## Records for this task
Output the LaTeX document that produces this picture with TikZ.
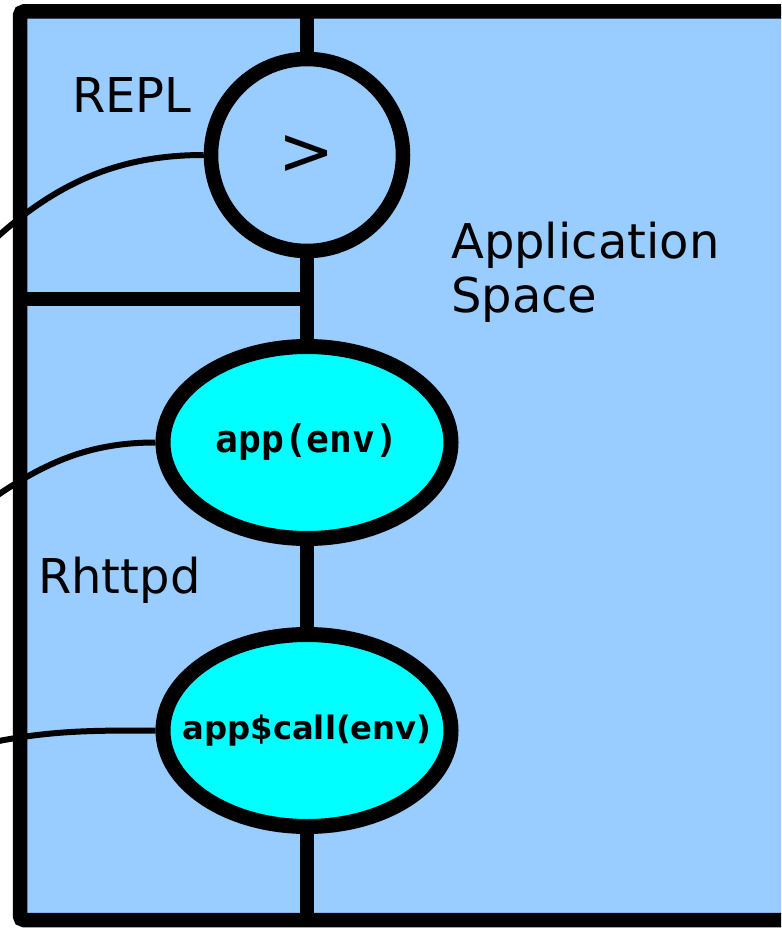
\documentclass[tikz,border=0pt]{standalone}
\usepackage{fontspec}
\setmainfont{DejaVu Sans}
\newfontfamily\monofam{DejaVu Sans Mono}
\usetikzlibrary{shapes.geometric}
\definecolor{appblue}{RGB}{153,204,255}
\definecolor{funccyan}{RGB}{0,255,255}
\begin{document}
\begin{tikzpicture}[x=1pt,y=-1pt,
  bar/.style={line width=14.5pt},
  wire/.style={line width=6pt},
  replnode/.style={circle, draw, line width=14.5pt, fill=appblue, minimum size=192pt, inner sep=0pt},
  funcnode/.style={ellipse, draw, line width=15pt, fill=funccyan, minimum width=288pt, minimum height=192pt, inner sep=0pt},
  lbl/.style={font=\fontsize{48}{54}\selectfont, inner sep=0pt}]
\useasboundingbox (0,0) rectangle (781,928);
\clip (0,0) rectangle (781,928);
\fill[appblue] (20,11.5) rectangle (820,920);
\draw[bar] (307,11.5) -- (307,920);
\draw[bar] (20,299) -- (307,299);
\node[replnode] (repl) at (307,155) {\raisebox{-3pt}{\fontsize{67}{67}\selectfont >}};
\node[funcnode] (app) at (307,442.5) {\makebox[0pt][c]{\monofam\bfseries\fontsize{38}{40}\selectfont app(env)}};
\node[funcnode] (call) at (307,730.5) {\makebox[0pt][c]{\bfseries\fontsize{32.3}{36}\selectfont app\$call(env)}};
\coordinate (c1) at (-25,258);
\coordinate (c2) at (-25,511);
\coordinate (c3) at (-25,746);
\draw[wire] (repl.west) .. controls (111,155) and (45,188) .. (c1);
\draw[wire] (app.west) .. controls (85,442.5) and (38,465) .. (c2);
\draw[wire] (call.west) .. controls (90,730.5) and (45,730) .. (c3);
\draw[bar, rounded corners=4pt] (20,11.5) rectangle (820,920);
\node[lbl, anchor=base west] (repllbl) at (72,113) {REPL};
\node[lbl, anchor=base west] (rhttpd) at (38,593) {Rhttpd};
\node[lbl, anchor=base west, align=left] (appspace) at (451,312) {Application\\Space};
\end{tikzpicture}
\end{document}
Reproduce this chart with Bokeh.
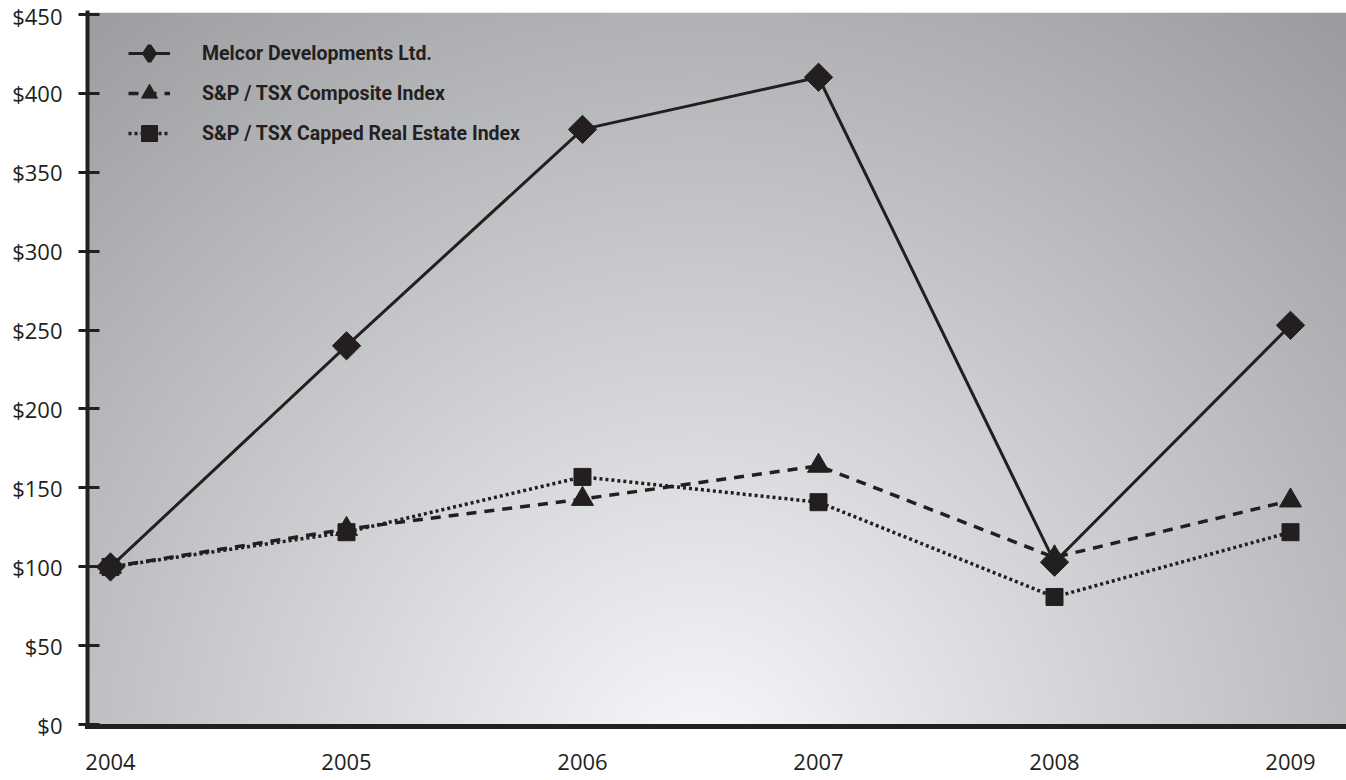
import numpy as np
from bokeh.plotting import figure
from bokeh.models import Range1d, FixedTicker, Legend, LegendItem
from bokeh.embed import file_html
from bokeh.resources import INLINE

# ---- data ----
years = [2004, 2005, 2006, 2007, 2008, 2009]
melcor = [100, 240, 377, 410, 103, 253]
composite = [100, 124, 143, 164, 106, 142]
real_estate = [100, 122, 157, 141, 81, 122]
series_names = ["Melcor Developments Ltd.", "S&P / TSX Composite Index",
                "S&P / TSX Capped Real Estate Index"]
y_ticks = [0, 50, 100, 150, 200, 250, 300, 350, 400, 450]
y_tick_labels = ["$0", "$50", "$100", "$150", "$200", "$250", "$300", "$350", "$400", "$450"]
x_tick_labels = ["2004", "2005", "2006", "2007", "2008", "2009"]

INK = "#231f20"
W_PX, H_PX = 1346, 780
LEFT, TOP, BOTTOM = 87, 12, 54
FW, FH = W_PX - LEFT, H_PX - TOP - BOTTOM

x0, x1 = 2004 - 23 / 236.0, 2009 + 56 / 236.0
y0, y1 = -1.0, 451.0

p = figure(width=W_PX, height=H_PX, output_backend="svg", toolbar_location=None,
           x_range=Range1d(x0, x1), y_range=Range1d(y0, y1),
           min_border_left=LEFT, min_border_top=TOP, min_border_bottom=BOTTOM,
           min_border_right=0)
p.outline_line_color = None
p.xgrid.visible = False
p.ygrid.visible = False
p.background_fill_color = "white"
p.border_fill_color = "white"

# ---- radial gradient background (styling) ----
xs = LEFT + np.arange(FW) + 0.5
ys = (TOP + FH) - (np.arange(FH) + 0.5)
X, Y = np.meshgrid(xs, ys)
d = np.hypot(X - 700, Y - 775)
v = np.clip(250 - 0.0945 * d, 0, 255)
img = np.empty((FH, FW), dtype=np.uint32)
view = img.view(dtype=np.uint8).reshape((FH, FW, 4))
view[..., 0] = np.clip(v - 1.5, 0, 255).astype(np.uint8)
view[..., 1] = np.clip(v - 0.5, 0, 255).astype(np.uint8)
view[..., 2] = np.clip(v + 2.0, 0, 255).astype(np.uint8)
view[..., 3] = 255
p.image_rgba(image=[img], x=x0, y=y0, dw=x1 - x0, dh=y1 - y0)

# ---- series ----
l2 = p.line(years, composite, line_color=INK, line_width=3.5, line_dash="10 8")
m2 = p.scatter(years, composite, marker="triangle", size=22, fill_color=INK,
               line_color=INK, line_width=1)
l3 = p.line(years, real_estate, line_color=INK, line_width=3.5, line_dash="3 3")
m3 = p.scatter(years, real_estate, marker="square", size=17, fill_color=INK,
               line_color=INK, line_width=1)
l1 = p.line(years, melcor, line_color=INK, line_width=3)
m1 = p.scatter(years, melcor, marker="square", angle=np.pi / 4, size=20,
               fill_color=INK, line_color=INK, line_width=1)
# legend-only key glyph for the diamond (legend keys ignore marker angle);
# its single point is NaN so nothing is drawn in the plot area
k1 = p.scatter(x=[float("nan")], y=[float("nan")], marker="diamond",
               fill_color=INK, line_color=INK, line_width=4)

legend = Legend(items=[
    LegendItem(label=series_names[0], renderers=[l1, k1]),
    LegendItem(label=series_names[1], renderers=[l2, m2]),
    LegendItem(label=series_names[2], renderers=[l3, m3]),
], location=(41, FH - 141))
legend.background_fill_alpha = 0
legend.border_line_alpha = 0
legend.glyph_width = 42
legend.glyph_height = 40
legend.label_height = 20
legend.label_standoff = 32
legend.spacing = 0
legend.padding = 0
legend.margin = 0
legend.label_text_font = "Roboto"
legend.label_text_font_style = "bold"
legend.label_text_font_size = "19.5px"
legend.label_text_color = INK
p.add_layout(legend)

# ---- axes ----
FONT = "Open Sans"
p.yaxis.ticker = FixedTicker(ticks=y_ticks)
p.yaxis.major_label_overrides = {t: s for t, s in zip(y_ticks, y_tick_labels)}
p.xaxis.ticker = FixedTicker(ticks=years)
p.xaxis.major_label_overrides = {t: s for t, s in zip(years, x_tick_labels)}
for ax in (p.xaxis[0], p.yaxis[0]):
    ax.axis_line_color = INK
    ax.axis_line_cap = "square"
    ax.major_label_text_font = FONT
    ax.major_label_text_font_size = "22px"
    ax.major_label_text_color = INK
    ax.minor_tick_line_color = None
p.yaxis.axis_line_width = 4
p.yaxis.major_tick_line_color = INK
p.yaxis.major_tick_line_width = 3
p.yaxis.major_tick_out = 9
p.yaxis.major_tick_in = 12
p.yaxis.major_label_standoff = 16
p.xaxis.axis_line_width = 5
p.xaxis.major_tick_line_color = None
p.xaxis.major_tick_out = 0
p.xaxis.major_tick_in = 0
p.xaxis.major_label_standoff = 27

open("out.html", "w").write(file_html(p, INLINE))
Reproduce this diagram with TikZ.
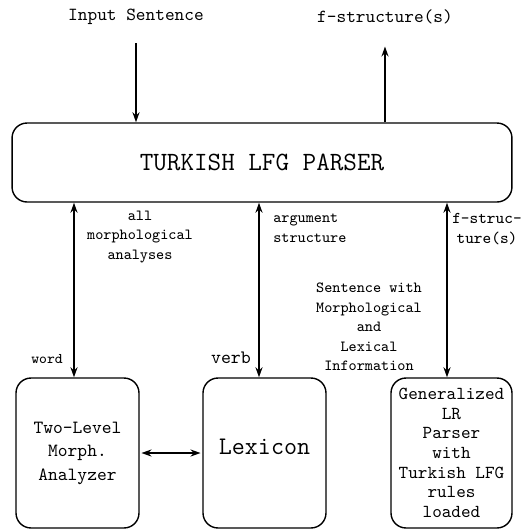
\documentclass[tikz,border=0pt]{standalone}
\usepackage{fontspec}
\usetikzlibrary{positioning,arrows.meta}

\begin{document}
\begin{tikzpicture}[
    x=0.02cm, y=-0.02cm,
    boxnode/.style={draw, rounded corners=0.3cm, line width=0.8pt, minimum width=2.46cm, minimum height=3cm, align=center, inner sep=0pt},
    lbl/.style={align=center, inner sep=0pt, font=\ttfamily\fontsize{8.8}{11.3}\selectfont},
    arr/.style={line width=1pt, -{Stealth[length=2mm,width=1.4mm]}},
    dblarr/.style={line width=1pt, {Stealth[length=2mm,width=1.4mm]}-{Stealth[length=2mm,width=1.4mm]}}
]
    \useasboundingbox (0,0) rectangle (528,529);

    \node[draw, rounded corners=0.3cm, line width=0.8pt, minimum width=10cm, minimum height=1.58cm, font=\ttfamily\fontsize{15}{18}\selectfont] (parser) at (262,162.5) {TURKISH LFG PARSER};

    \node[lbl, font=\ttfamily\fontsize{10.5}{13}\selectfont] (input) at (136,17) {Input Sentence};
    \node[lbl, font=\ttfamily\fontsize{10.5}{13}\selectfont] (fstruct) at (385,17) {f-structure(s)};
    \draw[arr] ([yshift=-0.36cm]input.south) -- (input.south |- parser.north);
    \draw[arr] (fstruct.south |- parser.north) -- ([yshift=-0.44cm]fstruct.south);

    \node[boxnode, font=\ttfamily\fontsize{10.6}{13.4}\selectfont] (morph) at (77.5,453) {Two-Level\\Morph.\\Analyzer};
    \node[boxnode, font=\ttfamily\fontsize{14.4}{17}\selectfont] (lexicon) at (264.5,453) {\raisebox{0.24cm}{Lexicon}};
    \node[boxnode, minimum width=2.42cm, font=\ttfamily\fontsize{10.4}{11.2}\selectfont] (glr) at (451.5,453) {Generalized\\LR\\Parser\\with\\Turkish LFG\\rules\\loaded};

    \draw[dblarr] ([xshift=-0.07cm]morph.north |- parser.south) -- ([xshift=-0.07cm]morph.north);
    \draw[dblarr] ([xshift=-0.11cm]lexicon.north |- parser.south) -- ([xshift=-0.11cm]lexicon.north);
    \draw[dblarr] ([xshift=-0.09cm]glr.north |- parser.south) -- ([xshift=-0.09cm]glr.north);
    \draw[dblarr, shorten <=1pt, shorten >=1pt] (morph.east) -- (lexicon.west);

    \node[lbl] (allmorph) at (140,237) {all\\morphological\\analyses};
    \node[lbl, anchor=west, align=left] (argstruct) at (273,228) {argument\\structure};
    \node[lbl, font=\ttfamily\fontsize{9.4}{11}\selectfont] (fstrucb) at (487,229) {f-struc-\\ture(s)};
    \node[lbl, font=\ttfamily\fontsize{8.8}{11.1}\selectfont] (sentinfo) at (369,327) {Sentence with\\Morphological\\and\\Lexical\\Information};
    \node[lbl, font=\ttfamily\fontsize{8.4}{10}\selectfont] (word) at (47,359) {word};
    \node[lbl, font=\ttfamily\fontsize{10.8}{13}\selectfont] (verb) at (231,358) {verb};
\end{tikzpicture}
\end{document}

## Instructions to follow
Review the preceding data and report every line that includes the string "with".

## The solution
Output the LaTeX document that produces this picture with TikZ.
Reproduce this chart with Bokeh.
Reproduce this diagram with TikZ.
    \node[boxnode, minimum width=2.42cm, font=\ttfamily\fontsize{10.4}{11.2}\selectfont] (glr) at (451.5,453) {Generalized\\LR\\Parser\\with\\Turkish LFG\\rules\\loaded};
    \node[lbl, font=\ttfamily\fontsize{8.8}{11.1}\selectfont] (sentinfo) at (369,327) {Sentence with\\Morphological\\and\\Lexical\\Information};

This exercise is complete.